Start of Data provided

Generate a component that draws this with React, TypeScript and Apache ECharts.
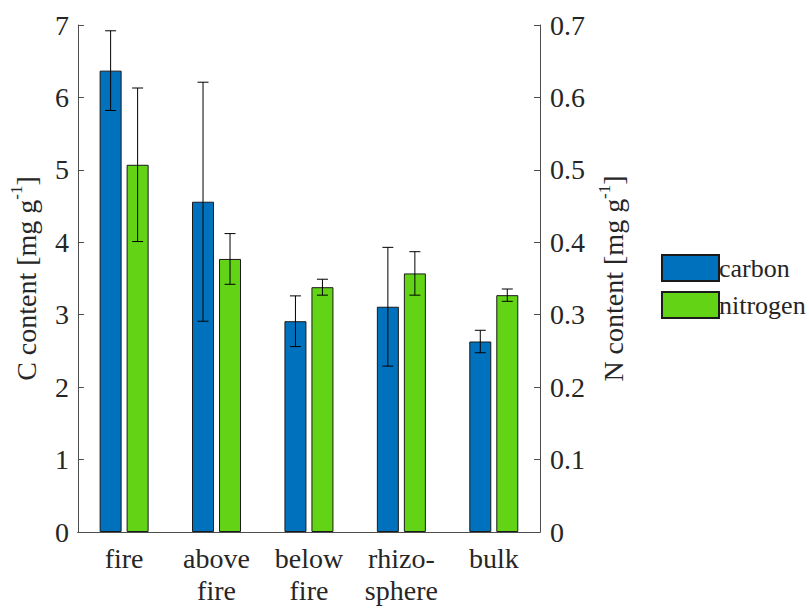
import React, { useEffect, useRef } from "react";
import * as echarts from "echarts";

// Sample categories and measured means with standard errors
const categories = ["fire", "above\nfire", "below\nfire", "rhizo-\nsphere", "bulk"];
const carbon = [6.37, 4.56, 2.91, 3.11, 2.63];
const carbonErr = [0.55, 1.65, 0.35, 0.82, 0.155];
const nitrogen = [0.507, 0.377, 0.338, 0.357, 0.327];
const nitrogenErr = [0.106, 0.035, 0.011, 0.03, 0.0085];

const cTicks = [0, 1, 2, 3, 4, 5, 6, 7];
const nTicks = [0, 0.1, 0.2, 0.3, 0.4, 0.5, 0.6, 0.7];

const BAR_W = 22;
const BAR_GAP = 5;
const CAP_W = 11;
const FONT = "Liberation Serif, serif";
const TEXT = "#262626";
const AXIS = "#4d4d4d";
const SWATCH = "path://M0,0H57V26H0Z";

function errorSeries(name: string, means: number[], errs: number[], yAxisIndex: number, dx: number) {
  return {
    type: "custom",
    name,
    yAxisIndex,
    z: 10,
    silent: true,
    data: means.map((m, i) => [i, m - errs[i], m + errs[i]]),
    renderItem: (params: any, api: any) => {
      const i = api.value(0);
      const lo = api.coord([i, api.value(1)]);
      const hi = api.coord([i, api.value(2)]);
      const x = lo[0] + dx;
      const style = { stroke: "#000", lineWidth: 1 };
      return {
        type: "group",
        children: [
          { type: "line", shape: { x1: x, y1: lo[1], x2: x, y2: hi[1] }, style },
          { type: "line", shape: { x1: x - CAP_W / 2, y1: lo[1], x2: x + CAP_W / 2, y2: lo[1] }, style },
          { type: "line", shape: { x1: x - CAP_W / 2, y1: hi[1], x2: x + CAP_W / 2, y2: hi[1] }, style },
        ],
      };
    },
  };
}

export default function App() {
  const ref = useRef<HTMLDivElement>(null);

  useEffect(() => {
    if (!ref.current) return;
    const chart = echarts.init(ref.current, undefined, { renderer: "svg" });
    const half = (BAR_W + BAR_GAP) / 2;
    const ts = { fontSize: 28, fontFamily: FONT, fontWeight: "normal", color: TEXT };

    const titleRich = {
      base: { ...ts, lineHeight: 36 },
      sup: { ...ts, fontSize: 17, verticalAlign: "top", lineHeight: 14 },
    };

    chart.setOption({
      animation: false,
      backgroundColor: "#fff",
      grid: { left: 74, right: 269, top: 25, bottom: 78, containLabel: false },
      legend: {
        data: [
          { name: "carbon", icon: SWATCH },
          { name: "nitrogen", icon: SWATCH },
        ],
        orient: "vertical",
        left: 656,
        top: 249,
        itemWidth: 57,
        itemHeight: 26,
        itemGap: 9,
        textStyle: { ...ts, fontSize: 26, padding: [0, 0, 0, -5] },
      },
      xAxis: [
        {
          type: "category",
          data: categories,
          position: "bottom",
          axisLine: { lineStyle: { color: AXIS, width: 1 } },
          axisTick: { inside: true, alignWithLabel: true, length: 5, lineStyle: { color: AXIS } },
          axisLabel: { ...ts, lineHeight: 32, margin: 10, interval: 0 },
        },
        {
          type: "category",
          data: categories,
          position: "top",
          axisLine: { lineStyle: { color: AXIS, width: 1 } },
          axisTick: { inside: true, alignWithLabel: true, length: 5, lineStyle: { color: AXIS } },
          axisLabel: { show: false },
        },
      ],
      yAxis: [
        {
          type: "value",
          min: cTicks[0],
          max: cTicks[cTicks.length - 1],
          interval: 1,
          position: "left",
          name: "{base|C content [mg g}{sup|-1}{base|]}",
          nameLocation: "middle",
          nameRotate: 90,
          nameGap: 20,
          nameTextStyle: { ...ts, lineHeight: 36, rich: titleRich },
          axisLine: { show: true, lineStyle: { color: AXIS, width: 1 } },
          axisTick: { show: true, inside: true, length: 6, lineStyle: { color: AXIS } },
          axisLabel: { ...ts, margin: 9 },
          splitLine: { show: false },
        },
        {
          type: "value",
          min: nTicks[0],
          max: nTicks[nTicks.length - 1],
          interval: 0.1,
          position: "right",
          name: "{base|N content [mg g}{sup|-1}{base|]}",
          nameLocation: "middle",
          nameRotate: 90,
          nameGap: 53,
          nameTextStyle: { ...ts, lineHeight: 36, rich: titleRich },
          axisLine: { show: true, lineStyle: { color: AXIS, width: 1 } },
          axisTick: { show: true, inside: true, length: 6, lineStyle: { color: AXIS } },
          axisLabel: {
            ...ts,
            margin: 10,
            formatter: (v: number) => (v === 0 ? "0" : v.toFixed(1)),
          },
          splitLine: { show: false },
        },
      ],
      series: [
        {
          type: "bar",
          name: "carbon",
          yAxisIndex: 0,
          data: carbon,
          barWidth: BAR_W,
          barGap: `${(BAR_GAP / BAR_W) * 100}%`,
          itemStyle: { color: "#0072BD", borderColor: "#1a1a1a", borderWidth: 1 },
        },
        {
          type: "bar",
          name: "nitrogen",
          yAxisIndex: 1,
          data: nitrogen,
          barWidth: BAR_W,
          barGap: `${(BAR_GAP / BAR_W) * 100}%`,
          itemStyle: { color: "#62D415", borderColor: "#1a1a1a", borderWidth: 1 },
        },
        errorSeries("carbon error", carbon, carbonErr, 0, -half),
        errorSeries("nitrogen error", nitrogen, nitrogenErr, 1, half),
      ],
    });

    return () => chart.dispose();
  }, []);

  return (
    <div
      ref={ref}
      style={{ position: "fixed", left: 0, top: 0, width: 809, height: 610, background: "#fff" }}
    />
  );
}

End of Data provided

• _Task instructions_:
Show every line above in which the word "React" occurs.

• _Full response_:
Generate a component that draws this with React, TypeScript and Apache ECharts.
import React, { useEffect, useRef } from "react";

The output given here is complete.